Cuba to improve conditions of prisoners: source
Cuba has agreed to move political prisoners held in far-off jails to facilities closer to their hometowns and transfer sick prisoners to hospitals, a dissident said on Saturday, following talks between Catholic Church leaders and “President” Raul Castro this week.

Reuters~Guillermo Farinas, on a hunger strike for 88 days demanding ill prisoners be released, told Reuters in a telephone interview that he received the news from a bishop who visited him in the hospital where he is being fed intravenously.
A Catholic Church source, speaking on condition his name not be used, confirmed what Farinas said. “Everything appears that is what will happen,” he said.

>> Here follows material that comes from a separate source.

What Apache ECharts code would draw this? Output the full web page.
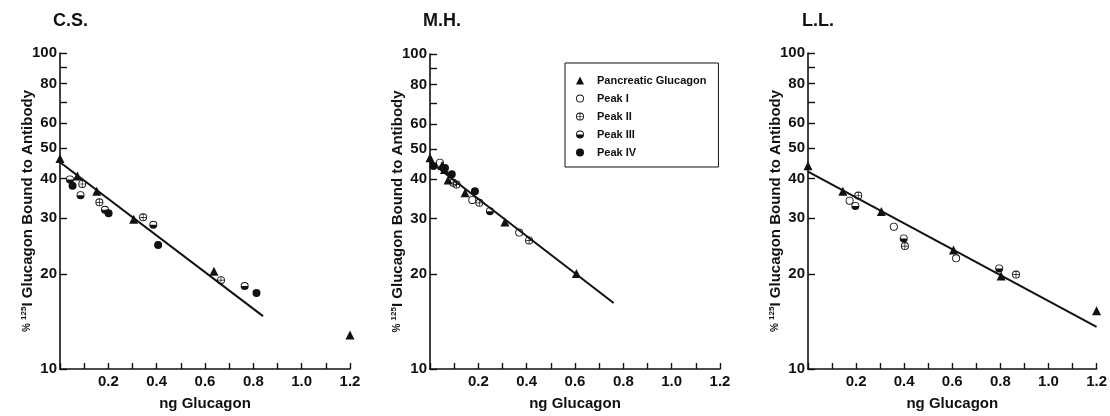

Cardinal Jaime Ortega and Archbishop of Santiago de Cuba Dionisio Garcia, who heads the Cuban Bishops’ Conference, held a four-and-a-half-hour meeting with Castro in Havana on Wednesday which they both described as positive.
Farinas said Prelate Juan Dios Hernandez, the auxiliary bishop of Havana, brought him the message from Ortega after the cardinal was informed by the government that measures were being taken as agreed in the meeting.
“These are first the transfer of all the prisoners to their respective provinces of residence, and the transfer also of all sick prisoners to hospitals,” Farinas said.
He said he was told a second meeting would be held next week toward “resolving the situation of the prisoners.”
There was no immediate word from Cuban officials.
Wednesday’s meeting was the Cuban Catholic Church leaders’ first talks with Castro since he took over the presidency of the Communist-ruled island from his ailing elder brother Fidel Castro in 2008.
“The Church is interested in there being some kind of relief in the situation of the prisoners, which could include the freeing of some of them, and that is what we’re talking about,” Ortega said during a news conference on Thursday.
He said the subject was being discussed seriously, but neither he nor Garcia offered specific details of what steps the Cuban government might take over the political prisoners.
The cardinal added the talks would continue.